Pub Date: Aug. 26th, 2008
ISBN: 978-1-56512-472-1
Publisher: Algonquin

Poet Pupek’s first novel, the story of an 11-year-old girl with a crazy mother and a father who abandons her, lingers in the darkest corners of the Southern-gothic tradition.

Ellie’s Mama ran away from her middle-class parents to marry Ellie’s uneducated Daddy. Mama is cultured and sensitive, so sensitive that she had to be institutionalized already. Daddy, who manages the local general store, keeps a lid on things at home by medicating Mama occasionally with a syringe of horse tranquilizer. Ellie adores Daddy and helps care for Mama, whose mental health improves when she becomes pregnant. Then Mama falls down the stairs and the doctors warn Daddy she may lose the baby.

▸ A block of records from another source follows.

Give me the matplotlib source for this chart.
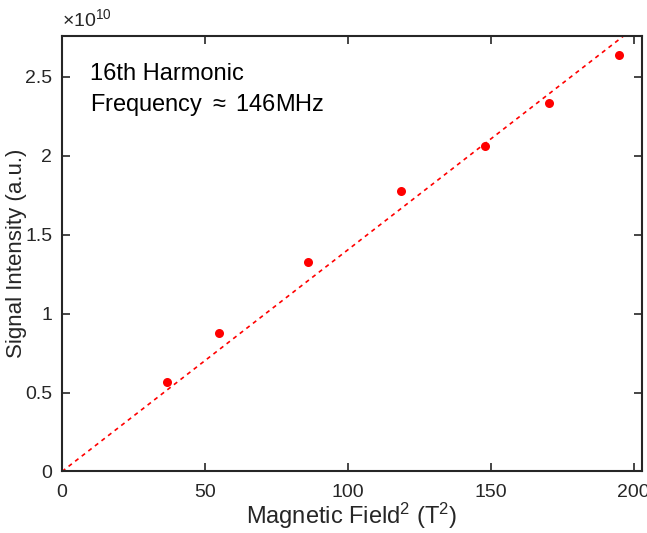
import numpy as np
import matplotlib
matplotlib.use("Agg")
import matplotlib.pyplot as plt
from matplotlib.ticker import FuncFormatter

# Datos
campo2 = [36.8, 55.0, 86.0, 118.5, 148.0, 170.4, 195.0]
intensidad = [0.568e10, 0.878e10, 1.326e10, 1.775e10, 2.06e10, 2.335e10, 2.64e10]
etiquetas_x = [0, 50, 100, 150, 200]
etiquetas_y = [0, 0.5e10, 1e10, 1.5e10, 2e10, 2.5e10]
escala = 1e10

plt.rcParams['font.family'] = ['Liberation Sans', 'DejaVu Sans']
plt.rcParams['mathtext.fontset'] = 'custom'
plt.rcParams['mathtext.rm'] = 'Liberation Sans'
plt.rcParams['mathtext.it'] = 'Liberation Sans:italic'

gris = '#262626'

# Ajuste lineal por el origen
x = np.array(campo2)
y = np.array(intensidad)
pendiente = np.sum(x * y) / np.sum(x * x)
xajuste = np.array([0, 210])

fig = plt.figure(figsize=(6.47, 5.33), dpi=100)
ax = fig.add_axes([0.0958, 0.1154, 0.896, 0.8178])

ax.plot(xajuste, pendiente * xajuste, linestyle=(0, (2.5, 2.5)), color='red', linewidth=1.2)
ax.plot(campo2, intensidad, 'o', color='red', markersize=6.5, markeredgewidth=0)

ax.set_xlim(0, 202.8)
ax.set_ylim(0, 2.76e10)
ax.set_xticks(etiquetas_x)
ax.set_yticks(etiquetas_y)
ax.yaxis.set_major_formatter(FuncFormatter(lambda v, p: '%g' % (v / escala)))

ax.tick_params(direction='in', top=True, right=True, labelsize=14, colors=gris,
               length=6, width=1.2)
ax.tick_params(axis='x', pad=9)
ax.tick_params(axis='y', pad=7)
for s in ax.spines.values():
    s.set_color(gris)
    s.set_linewidth(1.5)

# factor de escala arriba del eje
ax.text(0.0, 1.012, r'$\times 10^{10}$', transform=ax.transAxes, fontsize=14,
        color=gris, ha='left', va='bottom')

ax.set_xlabel('Magnetic Field$^2$ (T$^2$)', fontsize=17, color=gris, labelpad=0)
ax.set_ylabel('Signal Intensity (a.u.)', fontsize=16, color=gris, labelpad=-1)

ax.text(0.048, 0.912, '16th Harmonic', transform=ax.transAxes, fontsize=17,
        color='black', va='center')
ax.text(0.048, 0.84, 'Frequency $\\approx$ 146MHz', transform=ax.transAxes, fontsize=17,
        color='black', va='center')

plt.savefig('out.png', dpi=100)
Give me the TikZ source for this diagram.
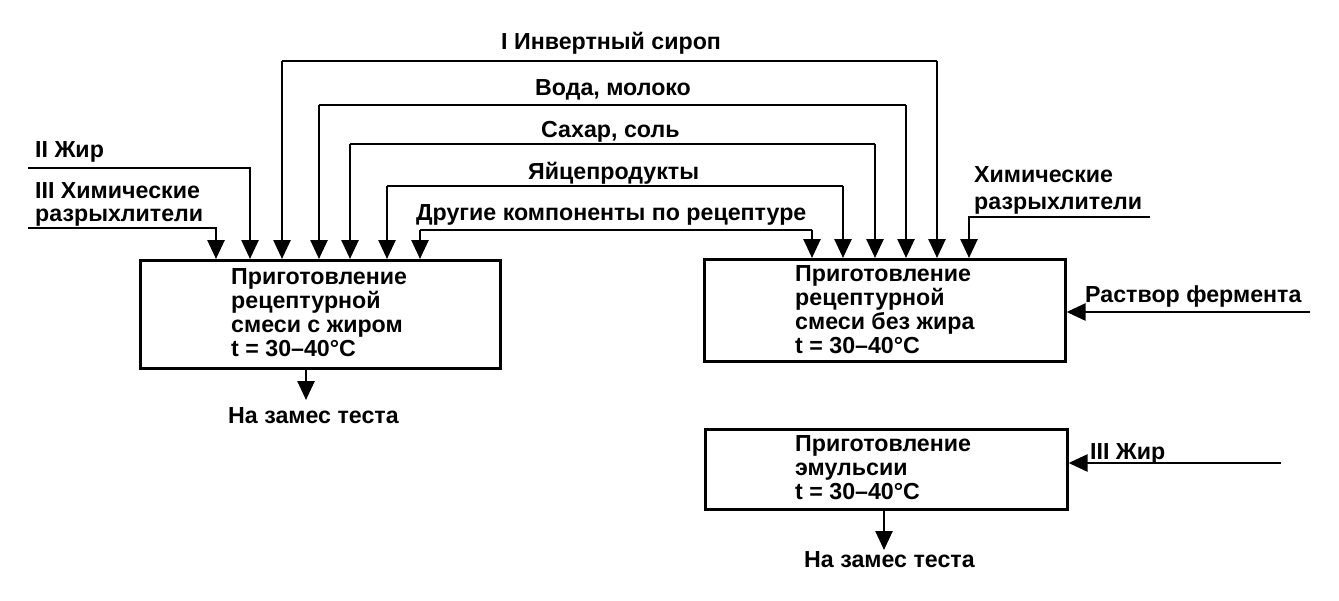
\documentclass[tikz,border=0pt]{standalone}
\usepackage{fontspec}
\setmainfont{Liberation Sans}
\usetikzlibrary{arrows.meta}
\begin{document}
\begin{tikzpicture}[x=1pt,y=-1pt,
 ln/.style={line width=2.6pt},
 arr/.style={line width=2.6pt,-{Triangle[width=17pt,length=19pt]}},
 box/.style={draw,line width=2.6pt,anchor=north west,inner sep=0pt},
 lbl/.style={font=\bfseries\fontsize{23.2}{24}\selectfont,anchor=base west,inner sep=0pt},
 btxt/.style={font=\bfseries\fontsize{23.2}{24}\selectfont,align=left,anchor=north west,inner sep=0pt}]
\useasboundingbox (0,0) rectangle (1339,600);

% boxes
\node[box,minimum width=360pt,minimum height=108pt] (b1) at (139,259) {};
\node[box,minimum width=361pt,minimum height=102pt] (b2) at (703,258) {};
\node[box,minimum width=362pt,minimum height=80pt] (b3) at (704,428) {};

% box texts
\node[btxt] (t1) at (231,268) {Приготовление\\рецептурной\\смеси с жиром\\t = 30–40°C};
\node[btxt] (t2) at (795,265) {Приготовление\\рецептурной\\смеси без жира\\t = 30–40°C};
\node[btxt] (t3) at (795,435) {Приготовление\\эмульсии\\t = 30–40°C};

% labels
\node[lbl] (l1) at (501,49) {I Инвертный сироп};
\node[lbl] (l2) at (535,95) {Вода, молоко};
\node[lbl] (l3) at (541,137) {Сахар, соль};
\node[lbl] (l4) at (528,179) {Яйцепродукты};
\node[lbl] (l5) at (416,220) {Другие компоненты по рецептуре};
\node[lbl] (l6) at (35,157) {II Жир};
\node[lbl] (l7) at (35,198) {III Химические};
\node[lbl] (l8) at (35,221) {разрыхлители};
\node[lbl] (l9) at (974,182) {Химические};
\node[lbl] (l10) at (974,209) {разрыхлители};
\node[lbl] (l11) at (1085,302) {Раствор фермента};
\node[lbl] (l12) at (1090,459) {III Жир};
\node[lbl] (o1) at (228,423) {На замес теста};
\node[lbl] (o2) at (804,567) {На замес теста};

% coordinates: tops of boxes
\coordinate (a1) at (216,259);
\coordinate (a2) at (250,259);
\coordinate (a3) at (282,259);
\coordinate (a4) at (319,259);
\coordinate (a5) at (350,259);
\coordinate (a6) at (387,259);
\coordinate (a7) at (420,259);
\coordinate (c1) at (812,258);
\coordinate (c2) at (843,258);
\coordinate (c3) at (875,258);
\coordinate (c4) at (906,258);
\coordinate (c5) at (937,258);
\coordinate (c6) at (969,258);

% horizontal bus corners
\coordinate (h1) at (282,61);  \coordinate (h1r) at (937,61);
\coordinate (h2) at (319,105); \coordinate (h2r) at (906,105);
\coordinate (h3) at (350,144); \coordinate (h3r) at (875,144);
\coordinate (h4) at (387,186); \coordinate (h4r) at (843,186);
\coordinate (h5) at (420,230); \coordinate (h5r) at (812,230);

% shared inputs
\draw[arr] (h1r) -- (c5);
\draw[arr] (h1) -- (a3);
\draw[ln] (h1) -- (h1r);
\draw[arr] (h2r) -- (c4);
\draw[arr] (h2) -- (a4);
\draw[ln] (h2) -- (h2r);
\draw[arr] (h3r) -- (c3);
\draw[arr] (h3) -- (a5);
\draw[ln] (h3) -- (h3r);
\draw[arr] (h4r) -- (c2);
\draw[arr] (h4) -- (a6);
\draw[ln] (h4) -- (h4r);
\draw[arr] (h5r) -- (c1);
\draw[arr] (h5) -- (a7);
\draw[ln] (h5) -- (h5r);

% left inputs
\coordinate (s1) at (28,168);
\coordinate (s2) at (28,228);
\draw[arr] (s1) -| (a2);
\draw[arr] (s2) -| (a1);

% right inputs
\coordinate (s3) at (1150,217);
\draw[arr] (s3) -| (c6);
\coordinate (s4) at (1310,312);
\draw[arr] (s4) -- (s4 -| b2.east);
\coordinate (s5) at (1281,463);
\draw[arr] (s5) -- (s5 -| b3.east);

% outputs
\coordinate (e1) at (306,400);
\draw[arr] (e1 |- b1.south) -- (e1);
\coordinate (e2) at (884,550);
\draw[arr] (e2 |- b3.south) -- (e2);
\end{tikzpicture}
\end{document}
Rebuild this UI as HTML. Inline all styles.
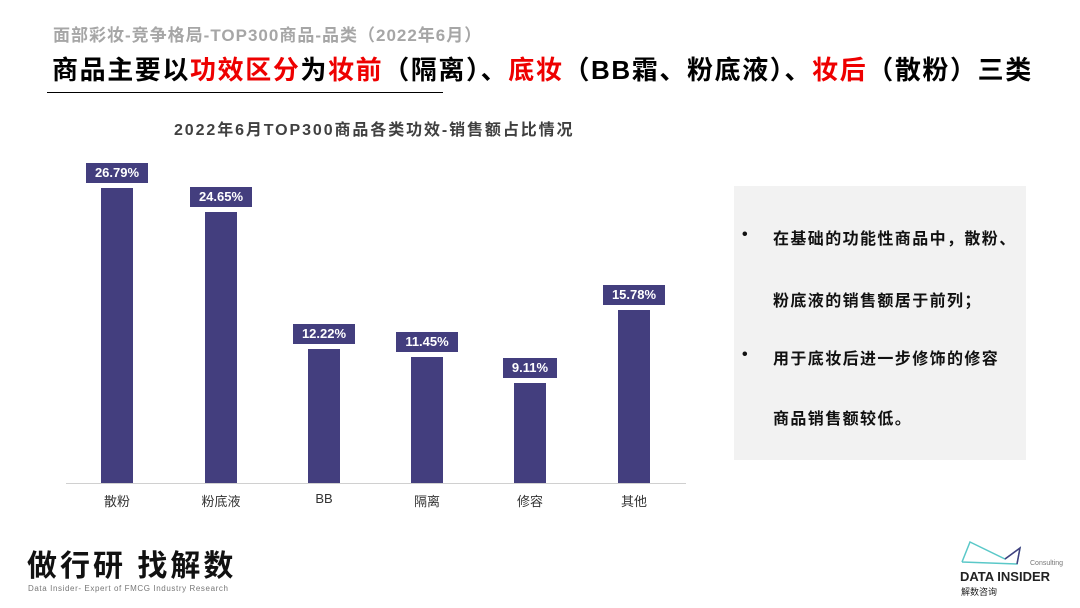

Ellie has already seen Daddy kissing Tess, a local teenager who grows the tomatoes he sells at his store. Now Daddy moves Tess into the house, supposedly to care for Mama as she recuperates, but Ellie knows Daddy and Tess are having sex. So does Mama, who becomes frantic to hold onto her husband. When Mama delivers her baby stillborn, she gets Ellie to hide baby Tom in the freezer until Ellie’s friend brings over some formaldehyde so Mama can carry him around in a jar. Ellie hates Tess for obvious reasons, but feels a little sorry for her when she learns that Tess’s father has abused her during her epileptic fits. While Daddy goes to Tess’s father’s place with his shotgun, Tess has an epileptic seizure. Daddy then takes Tess away with him. The local sheriff, who’s a little in love with Mama, gets involved, as does a clairvoyant black woman and her saintly husband. After Mama’s death and Daddy’s arrest, Ellie ends up in the care of a kindly woman. Despite her family history, her future looks hopeful.

Pupek creates a strong voice for Ellie but riddles the story with so many clichés that her novel becomes a caricature of itself.